(begin)
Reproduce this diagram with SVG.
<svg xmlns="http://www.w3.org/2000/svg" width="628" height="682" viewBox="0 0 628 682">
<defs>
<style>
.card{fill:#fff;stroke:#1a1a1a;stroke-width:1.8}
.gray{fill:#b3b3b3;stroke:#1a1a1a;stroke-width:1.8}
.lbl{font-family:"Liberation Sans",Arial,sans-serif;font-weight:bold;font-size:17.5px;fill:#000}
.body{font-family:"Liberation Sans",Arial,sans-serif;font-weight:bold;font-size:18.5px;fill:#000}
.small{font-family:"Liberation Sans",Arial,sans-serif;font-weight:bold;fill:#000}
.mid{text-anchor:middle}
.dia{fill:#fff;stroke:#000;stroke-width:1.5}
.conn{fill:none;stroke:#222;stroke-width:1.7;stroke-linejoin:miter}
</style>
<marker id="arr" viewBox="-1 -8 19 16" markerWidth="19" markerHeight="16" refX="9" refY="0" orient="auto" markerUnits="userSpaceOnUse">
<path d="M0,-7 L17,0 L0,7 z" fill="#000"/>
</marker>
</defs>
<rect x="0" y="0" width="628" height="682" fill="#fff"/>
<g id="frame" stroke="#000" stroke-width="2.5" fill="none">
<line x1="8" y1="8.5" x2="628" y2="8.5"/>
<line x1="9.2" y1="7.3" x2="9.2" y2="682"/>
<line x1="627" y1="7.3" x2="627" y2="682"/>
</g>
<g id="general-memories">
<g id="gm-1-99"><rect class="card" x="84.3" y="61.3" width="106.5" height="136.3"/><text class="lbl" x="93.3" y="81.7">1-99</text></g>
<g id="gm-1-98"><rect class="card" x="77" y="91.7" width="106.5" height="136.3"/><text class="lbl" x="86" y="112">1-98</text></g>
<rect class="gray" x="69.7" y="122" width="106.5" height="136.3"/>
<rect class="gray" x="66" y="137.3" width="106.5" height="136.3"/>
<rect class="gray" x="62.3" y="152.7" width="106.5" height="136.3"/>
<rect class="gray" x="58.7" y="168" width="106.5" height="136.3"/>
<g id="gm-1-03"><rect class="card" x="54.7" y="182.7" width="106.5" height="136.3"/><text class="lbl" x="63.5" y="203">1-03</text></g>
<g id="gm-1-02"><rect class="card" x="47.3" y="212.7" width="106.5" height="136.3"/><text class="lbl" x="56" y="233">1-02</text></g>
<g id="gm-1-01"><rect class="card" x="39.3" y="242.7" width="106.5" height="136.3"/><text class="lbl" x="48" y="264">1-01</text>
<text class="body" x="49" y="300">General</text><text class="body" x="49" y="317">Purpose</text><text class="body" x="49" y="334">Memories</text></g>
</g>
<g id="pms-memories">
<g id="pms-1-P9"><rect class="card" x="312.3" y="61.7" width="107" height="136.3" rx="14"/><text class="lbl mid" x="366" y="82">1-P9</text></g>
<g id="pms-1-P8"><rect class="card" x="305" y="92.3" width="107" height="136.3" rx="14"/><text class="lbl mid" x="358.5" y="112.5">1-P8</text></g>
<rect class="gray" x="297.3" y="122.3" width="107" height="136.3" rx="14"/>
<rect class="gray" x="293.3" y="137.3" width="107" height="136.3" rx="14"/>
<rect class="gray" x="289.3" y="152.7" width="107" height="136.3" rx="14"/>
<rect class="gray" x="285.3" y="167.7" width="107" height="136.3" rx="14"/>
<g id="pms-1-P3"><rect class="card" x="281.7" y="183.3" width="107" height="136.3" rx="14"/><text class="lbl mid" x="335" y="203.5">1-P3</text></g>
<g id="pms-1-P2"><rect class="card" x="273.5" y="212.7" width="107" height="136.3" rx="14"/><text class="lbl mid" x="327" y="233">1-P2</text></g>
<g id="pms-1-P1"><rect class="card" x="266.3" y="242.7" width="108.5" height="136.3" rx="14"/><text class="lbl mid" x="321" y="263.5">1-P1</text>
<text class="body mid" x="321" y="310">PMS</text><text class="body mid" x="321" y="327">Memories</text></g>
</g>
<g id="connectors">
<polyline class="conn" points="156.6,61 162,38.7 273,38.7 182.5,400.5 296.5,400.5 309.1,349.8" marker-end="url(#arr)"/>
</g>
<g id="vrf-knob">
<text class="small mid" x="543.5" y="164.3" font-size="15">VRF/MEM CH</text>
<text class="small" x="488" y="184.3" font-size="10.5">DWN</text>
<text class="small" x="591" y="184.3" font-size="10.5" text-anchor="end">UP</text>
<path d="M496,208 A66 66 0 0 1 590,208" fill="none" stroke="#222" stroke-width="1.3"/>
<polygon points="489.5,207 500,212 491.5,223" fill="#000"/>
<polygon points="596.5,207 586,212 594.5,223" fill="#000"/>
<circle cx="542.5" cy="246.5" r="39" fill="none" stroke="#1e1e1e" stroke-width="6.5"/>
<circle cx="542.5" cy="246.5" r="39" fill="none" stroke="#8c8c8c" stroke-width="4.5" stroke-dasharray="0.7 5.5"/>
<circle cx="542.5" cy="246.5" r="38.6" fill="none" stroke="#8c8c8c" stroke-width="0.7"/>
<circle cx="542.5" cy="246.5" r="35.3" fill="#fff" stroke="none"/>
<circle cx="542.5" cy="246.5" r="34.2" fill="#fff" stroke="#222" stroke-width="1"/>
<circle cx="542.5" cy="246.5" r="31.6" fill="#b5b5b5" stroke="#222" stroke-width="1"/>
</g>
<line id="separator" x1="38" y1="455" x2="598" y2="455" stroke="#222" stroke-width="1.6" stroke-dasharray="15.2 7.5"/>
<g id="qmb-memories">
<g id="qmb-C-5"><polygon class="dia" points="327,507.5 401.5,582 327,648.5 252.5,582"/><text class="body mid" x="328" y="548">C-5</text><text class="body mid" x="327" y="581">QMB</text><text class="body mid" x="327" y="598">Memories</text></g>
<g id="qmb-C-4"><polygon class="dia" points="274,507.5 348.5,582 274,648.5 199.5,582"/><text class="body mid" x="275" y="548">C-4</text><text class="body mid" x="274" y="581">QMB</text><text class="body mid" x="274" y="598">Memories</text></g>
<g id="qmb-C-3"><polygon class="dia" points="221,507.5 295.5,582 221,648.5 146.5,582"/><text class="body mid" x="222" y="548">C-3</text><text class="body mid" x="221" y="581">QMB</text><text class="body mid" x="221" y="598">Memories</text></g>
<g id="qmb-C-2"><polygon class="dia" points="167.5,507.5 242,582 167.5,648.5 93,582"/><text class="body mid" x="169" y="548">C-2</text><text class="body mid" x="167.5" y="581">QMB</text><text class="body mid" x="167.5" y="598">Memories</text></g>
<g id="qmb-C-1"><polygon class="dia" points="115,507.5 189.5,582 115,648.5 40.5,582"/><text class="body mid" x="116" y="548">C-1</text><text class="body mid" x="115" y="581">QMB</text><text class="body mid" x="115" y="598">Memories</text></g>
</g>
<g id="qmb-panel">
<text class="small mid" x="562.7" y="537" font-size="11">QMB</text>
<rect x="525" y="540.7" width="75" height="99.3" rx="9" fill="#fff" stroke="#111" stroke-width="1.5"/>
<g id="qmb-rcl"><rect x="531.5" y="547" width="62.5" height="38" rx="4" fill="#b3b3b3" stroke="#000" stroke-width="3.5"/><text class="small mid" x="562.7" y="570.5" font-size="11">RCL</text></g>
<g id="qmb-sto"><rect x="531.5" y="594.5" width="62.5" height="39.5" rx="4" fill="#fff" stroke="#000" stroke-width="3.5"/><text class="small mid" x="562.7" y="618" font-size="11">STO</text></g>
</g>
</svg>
(end)
EXERCISE BRIEF: Set out the complete listing exactly as shown.

THE RESPONSE:
Reproduce this diagram with SVG.
<svg xmlns="http://www.w3.org/2000/svg" width="628" height="682" viewBox="0 0 628 682">
<defs>
<style>
.card{fill:#fff;stroke:#1a1a1a;stroke-width:1.8}
.gray{fill:#b3b3b3;stroke:#1a1a1a;stroke-width:1.8}
.lbl{font-family:"Liberation Sans",Arial,sans-serif;font-weight:bold;font-size:17.5px;fill:#000}
.body{font-family:"Liberation Sans",Arial,sans-serif;font-weight:bold;font-size:18.5px;fill:#000}
.small{font-family:"Liberation Sans",Arial,sans-serif;font-weight:bold;fill:#000}
.mid{text-anchor:middle}
.dia{fill:#fff;stroke:#000;stroke-width:1.5}
.conn{fill:none;stroke:#222;stroke-width:1.7;stroke-linejoin:miter}
</style>
<marker id="arr" viewBox="-1 -8 19 16" markerWidth="19" markerHeight="16" refX="9" refY="0" orient="auto" markerUnits="userSpaceOnUse">
<path d="M0,-7 L17,0 L0,7 z" fill="#000"/>
</marker>
</defs>
<rect x="0" y="0" width="628" height="682" fill="#fff"/>
<g id="frame" stroke="#000" stroke-width="2.5" fill="none">
<line x1="8" y1="8.5" x2="628" y2="8.5"/>
<line x1="9.2" y1="7.3" x2="9.2" y2="682"/>
<line x1="627" y1="7.3" x2="627" y2="682"/>
</g>
<g id="general-memories">
<g id="gm-1-99"><rect class="card" x="84.3" y="61.3" width="106.5" height="136.3"/><text class="lbl" x="93.3" y="81.7">1-99</text></g>
<g id="gm-1-98"><rect class="card" x="77" y="91.7" width="106.5" height="136.3"/><text class="lbl" x="86" y="112">1-98</text></g>
<rect class="gray" x="69.7" y="122" width="106.5" height="136.3"/>
<rect class="gray" x="66" y="137.3" width="106.5" height="136.3"/>
<rect class="gray" x="62.3" y="152.7" width="106.5" height="136.3"/>
<rect class="gray" x="58.7" y="168" width="106.5" height="136.3"/>
<g id="gm-1-03"><rect class="card" x="54.7" y="182.7" width="106.5" height="136.3"/><text class="lbl" x="63.5" y="203">1-03</text></g>
<g id="gm-1-02"><rect class="card" x="47.3" y="212.7" width="106.5" height="136.3"/><text class="lbl" x="56" y="233">1-02</text></g>
<g id="gm-1-01"><rect class="card" x="39.3" y="242.7" width="106.5" height="136.3"/><text class="lbl" x="48" y="264">1-01</text>
<text class="body" x="49" y="300">General</text><text class="body" x="49" y="317">Purpose</text><text class="body" x="49" y="334">Memories</text></g>
</g>
<g id="pms-memories">
<g id="pms-1-P9"><rect class="card" x="312.3" y="61.7" width="107" height="136.3" rx="14"/><text class="lbl mid" x="366" y="82">1-P9</text></g>
<g id="pms-1-P8"><rect class="card" x="305" y="92.3" width="107" height="136.3" rx="14"/><text class="lbl mid" x="358.5" y="112.5">1-P8</text></g>
<rect class="gray" x="297.3" y="122.3" width="107" height="136.3" rx="14"/>
<rect class="gray" x="293.3" y="137.3" width="107" height="136.3" rx="14"/>
<rect class="gray" x="289.3" y="152.7" width="107" height="136.3" rx="14"/>
<rect class="gray" x="285.3" y="167.7" width="107" height="136.3" rx="14"/>
<g id="pms-1-P3"><rect class="card" x="281.7" y="183.3" width="107" height="136.3" rx="14"/><text class="lbl mid" x="335" y="203.5">1-P3</text></g>
<g id="pms-1-P2"><rect class="card" x="273.5" y="212.7" width="107" height="136.3" rx="14"/><text class="lbl mid" x="327" y="233">1-P2</text></g>
<g id="pms-1-P1"><rect class="card" x="266.3" y="242.7" width="108.5" height="136.3" rx="14"/><text class="lbl mid" x="321" y="263.5">1-P1</text>
<text class="body mid" x="321" y="310">PMS</text><text class="body mid" x="321" y="327">Memories</text></g>
</g>
<g id="connectors">
<polyline class="conn" points="156.6,61 162,38.7 273,38.7 182.5,400.5 296.5,400.5 309.1,349.8" marker-end="url(#arr)"/>
</g>
<g id="vrf-knob">
<text class="small mid" x="543.5" y="164.3" font-size="15">VRF/MEM CH</text>
<text class="small" x="488" y="184.3" font-size="10.5">DWN</text>
<text class="small" x="591" y="184.3" font-size="10.5" text-anchor="end">UP</text>
<path d="M496,208 A66 66 0 0 1 590,208" fill="none" stroke="#222" stroke-width="1.3"/>
<polygon points="489.5,207 500,212 491.5,223" fill="#000"/>
<polygon points="596.5,207 586,212 594.5,223" fill="#000"/>
<circle cx="542.5" cy="246.5" r="39" fill="none" stroke="#1e1e1e" stroke-width="6.5"/>
<circle cx="542.5" cy="246.5" r="39" fill="none" stroke="#8c8c8c" stroke-width="4.5" stroke-dasharray="0.7 5.5"/>
<circle cx="542.5" cy="246.5" r="38.6" fill="none" stroke="#8c8c8c" stroke-width="0.7"/>
<circle cx="542.5" cy="246.5" r="35.3" fill="#fff" stroke="none"/>
<circle cx="542.5" cy="246.5" r="34.2" fill="#fff" stroke="#222" stroke-width="1"/>
<circle cx="542.5" cy="246.5" r="31.6" fill="#b5b5b5" stroke="#222" stroke-width="1"/>
</g>
<line id="separator" x1="38" y1="455" x2="598" y2="455" stroke="#222" stroke-width="1.6" stroke-dasharray="15.2 7.5"/>
<g id="qmb-memories">
<g id="qmb-C-5"><polygon class="dia" points="327,507.5 401.5,582 327,648.5 252.5,582"/><text class="body mid" x="328" y="548">C-5</text><text class="body mid" x="327" y="581">QMB</text><text class="body mid" x="327" y="598">Memories</text></g>
<g id="qmb-C-4"><polygon class="dia" points="274,507.5 348.5,582 274,648.5 199.5,582"/><text class="body mid" x="275" y="548">C-4</text><text class="body mid" x="274" y="581">QMB</text><text class="body mid" x="274" y="598">Memories</text></g>
<g id="qmb-C-3"><polygon class="dia" points="221,507.5 295.5,582 221,648.5 146.5,582"/><text class="body mid" x="222" y="548">C-3</text><text class="body mid" x="221" y="581">QMB</text><text class="body mid" x="221" y="598">Memories</text></g>
<g id="qmb-C-2"><polygon class="dia" points="167.5,507.5 242,582 167.5,648.5 93,582"/><text class="body mid" x="169" y="548">C-2</text><text class="body mid" x="167.5" y="581">QMB</text><text class="body mid" x="167.5" y="598">Memories</text></g>
<g id="qmb-C-1"><polygon class="dia" points="115,507.5 189.5,582 115,648.5 40.5,582"/><text class="body mid" x="116" y="548">C-1</text><text class="body mid" x="115" y="581">QMB</text><text class="body mid" x="115" y="598">Memories</text></g>
</g>
<g id="qmb-panel">
<text class="small mid" x="562.7" y="537" font-size="11">QMB</text>
<rect x="525" y="540.7" width="75" height="99.3" rx="9" fill="#fff" stroke="#111" stroke-width="1.5"/>
<g id="qmb-rcl"><rect x="531.5" y="547" width="62.5" height="38" rx="4" fill="#b3b3b3" stroke="#000" stroke-width="3.5"/><text class="small mid" x="562.7" y="570.5" font-size="11">RCL</text></g>
<g id="qmb-sto"><rect x="531.5" y="594.5" width="62.5" height="39.5" rx="4" fill="#fff" stroke="#000" stroke-width="3.5"/><text class="small mid" x="562.7" y="618" font-size="11">STO</text></g>
</g>
</svg>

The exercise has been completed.